**Given request:**
Leave out the pictures, and retype only the lines from the beginning of the material through the line that contains "ax = fig.add_axes([197", including both.

- - - - -

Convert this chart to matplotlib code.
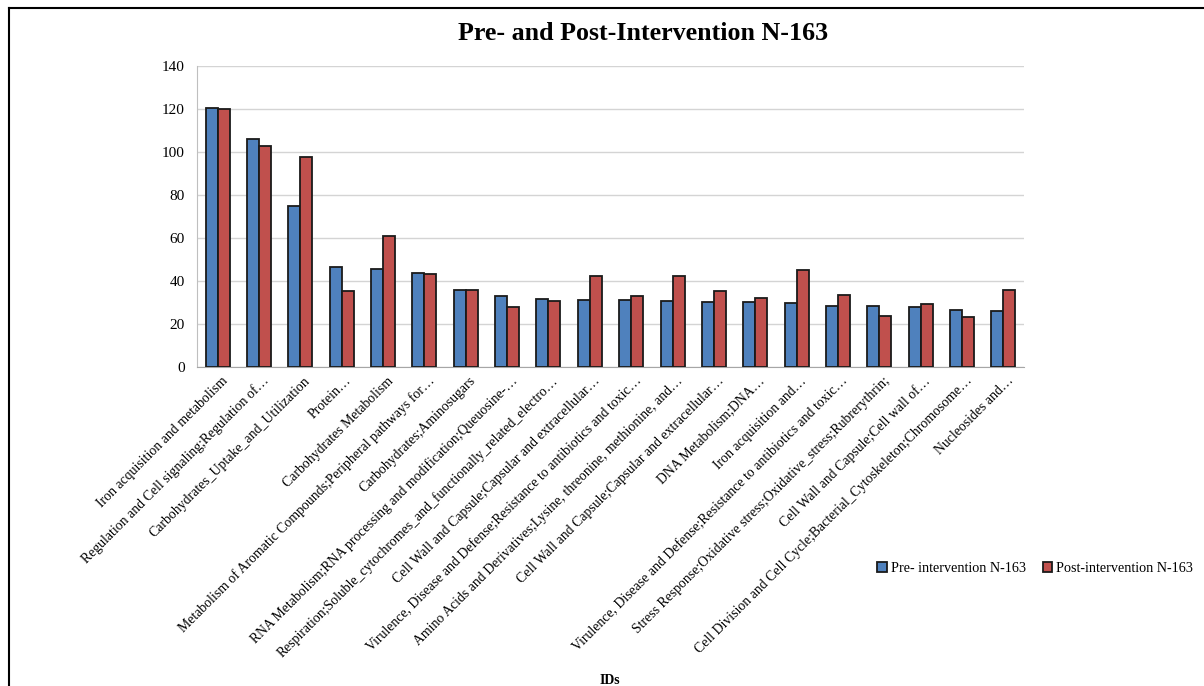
import matplotlib
matplotlib.use("Agg")
import matplotlib.pyplot as plt
import numpy as np
from matplotlib.lines import Line2D
from matplotlib.transforms import ScaledTranslation

categories = [
    "Iron acquisition and metabolism",
    "Regulation and Cell signaling;Regulation of…",
    "Carbohydrates_Uptake_and_Utilization",
    "Protein…",
    "Carbohydrates Metabolism",
    "Metabolism of Aromatic Compounds;Peripheral pathways for…",
    "Carbohydrates;Aminosugars",
    "RNA Metabolism;RNA processing and modification;Queuosine-…",
    "Respiration;Soluble_cytochromes_and_functionally_related_electro…",
    "Cell Wall and Capsule;Capsular and extracellular…",
    "Virulence, Disease and Defense;Resistance to antibiotics and toxic…",
    "Amino Acids and Derivatives;Lysine, threonine, methionine, and…",
    "Cell Wall and Capsule;Capsular and extracellular…",
    "DNA Metabolism;DNA…",
    "Iron acquisition and…",
    "Virulence, Disease and Defense;Resistance to antibiotics and toxic…",
    "Stress Response;Oxidative stress;Oxidative_stress;Rubrerythrin;",
    "Cell Wall and Capsule;Cell wall of…",
    "Cell Division and Cell Cycle;Bacterial_Cytoskeleton;Chromosome…",
    "Nucleosides and…",
]
pre_values = [120.3, 106.0, 75.0, 46.7, 45.5, 43.6, 35.7, 33.1, 31.8, 31.0,
              31.0, 30.6, 30.3, 30.3, 29.7, 28.3, 28.3, 27.8, 26.4, 26.1]
post_values = [119.8, 102.8, 97.6, 35.2, 60.7, 43.2, 35.7, 27.8, 30.6, 42.2,
               32.8, 42.2, 35.2, 32.3, 44.9, 33.5, 23.7, 29.5, 23.1, 36.0]
series_names = ["Pre- intervention N-163", "Post-intervention N-163"]
y_ticks = [0, 20, 40, 60, 80, 100, 120, 140]

plt.rcParams['font.family'] = ['Liberation Serif', 'DejaVu Serif']

fig = plt.figure(figsize=(12.04, 6.86), dpi=100)
W, H = 1204, 686
ax = fig.add_axes([197 / W, 1 - 367 / H, (1024 - 197) / W, (367 - 66) / H])

x = np.arange(len(categories))
bw = 0.29
ax.bar(x - bw / 2, pre_values, bw, color='#4F81BD', edgecolor='#1a1a1a',
       linewidth=1.3, label=series_names[0], zorder=3)
ax.bar(x + bw / 2, post_values, bw, color='#C0504D', edgecolor='#1a1a1a',
       linewidth=1.3, label=series_names[1], zorder=3)

ax.set_xlim(-0.5, len(categories) - 0.5)
ax.set_ylim(0, 140)
ax.set_yticks(y_ticks)
ax.set_yticklabels([str(t) for t in y_ticks], fontsize=11)
ax.yaxis.grid(True, color='#d4d4d4', linewidth=1.0, zorder=0)
ax.set_axisbelow(True)
for s in ['top', 'right']:
    ax.spines[s].set_visible(False)
ax.spines['left'].set_color('#bfbfbf')
ax.spines['bottom'].set_color('#a6a6a6')
ax.tick_params(axis='both', length=0)
ax.tick_params(axis='y', pad=9)

ax.set_xticks(x)
ax.set_xticklabels(categories, rotation=45, ha='right', va='center',
                   rotation_mode='anchor', fontsize=9.9)
off = ScaledTranslation(8 / 100, -7 / 100, fig.dpi_scale_trans)
for lbl in ax.get_xticklabels():
    lbl.set_transform(lbl.get_transform() + off)

fig.text(643 / W, 1 - 34 / H, "Pre- and Post-Intervention N-163", ha='center',
         va='center', fontsize=18.7, fontweight='bold')
fig.text(610 / W, 1 - 680 / H, "IDs", ha='center', va='center',
         fontsize=10, fontweight='bold')

fig.legend(loc='center', bbox_to_anchor=(1035 / W, 1 - 568 / H), ncol=2,
           frameon=False, fontsize=10.2, handlelength=0.7, handleheight=0.7,
           handletextpad=0.25, columnspacing=1.2)

fig.add_artist(Line2D([8.5 / W, 1.0], [1 - 7.5 / H, 1 - 7.5 / H],
                      transform=fig.transFigure, color='black', linewidth=1.5))
fig.add_artist(Line2D([8.5 / W, 8.5 / W], [0, 1 - 7.5 / H],
                      transform=fig.transFigure, color='black', linewidth=1.5))

fig.savefig("out.png", dpi=100)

- - - - -

**Answer to the task:**
Convert this chart to matplotlib code.
import matplotlib
matplotlib.use("Agg")
import matplotlib.pyplot as plt
import numpy as np
from matplotlib.lines import Line2D
from matplotlib.transforms import ScaledTranslation

categories = [
    "Iron acquisition and metabolism",
    "Regulation and Cell signaling;Regulation of…",
    "Carbohydrates_Uptake_and_Utilization",
    "Protein…",
    "Carbohydrates Metabolism",
    "Metabolism of Aromatic Compounds;Peripheral pathways for…",
    "Carbohydrates;Aminosugars",
    "RNA Metabolism;RNA processing and modification;Queuosine-…",
    "Respiration;Soluble_cytochromes_and_functionally_related_electro…",
    "Cell Wall and Capsule;Capsular and extracellular…",
    "Virulence, Disease and Defense;Resistance to antibiotics and toxic…",
    "Amino Acids and Derivatives;Lysine, threonine, methionine, and…",
    "Cell Wall and Capsule;Capsular and extracellular…",
    "DNA Metabolism;DNA…",
    "Iron acquisition and…",
    "Virulence, Disease and Defense;Resistance to antibiotics and toxic…",
    "Stress Response;Oxidative stress;Oxidative_stress;Rubrerythrin;",
    "Cell Wall and Capsule;Cell wall of…",
    "Cell Division and Cell Cycle;Bacterial_Cytoskeleton;Chromosome…",
    "Nucleosides and…",
]
pre_values = [120.3, 106.0, 75.0, 46.7, 45.5, 43.6, 35.7, 33.1, 31.8, 31.0,
              31.0, 30.6, 30.3, 30.3, 29.7, 28.3, 28.3, 27.8, 26.4, 26.1]
post_values = [119.8, 102.8, 97.6, 35.2, 60.7, 43.2, 35.7, 27.8, 30.6, 42.2,
               32.8, 42.2, 35.2, 32.3, 44.9, 33.5, 23.7, 29.5, 23.1, 36.0]
series_names = ["Pre- intervention N-163", "Post-intervention N-163"]
y_ticks = [0, 20, 40, 60, 80, 100, 120, 140]

plt.rcParams['font.family'] = ['Liberation Serif', 'DejaVu Serif']

fig = plt.figure(figsize=(12.04, 6.86), dpi=100)
W, H = 1204, 686
ax = fig.add_axes([197 / W, 1 - 367 / H, (1024 - 197) / W, (367 - 66) / H])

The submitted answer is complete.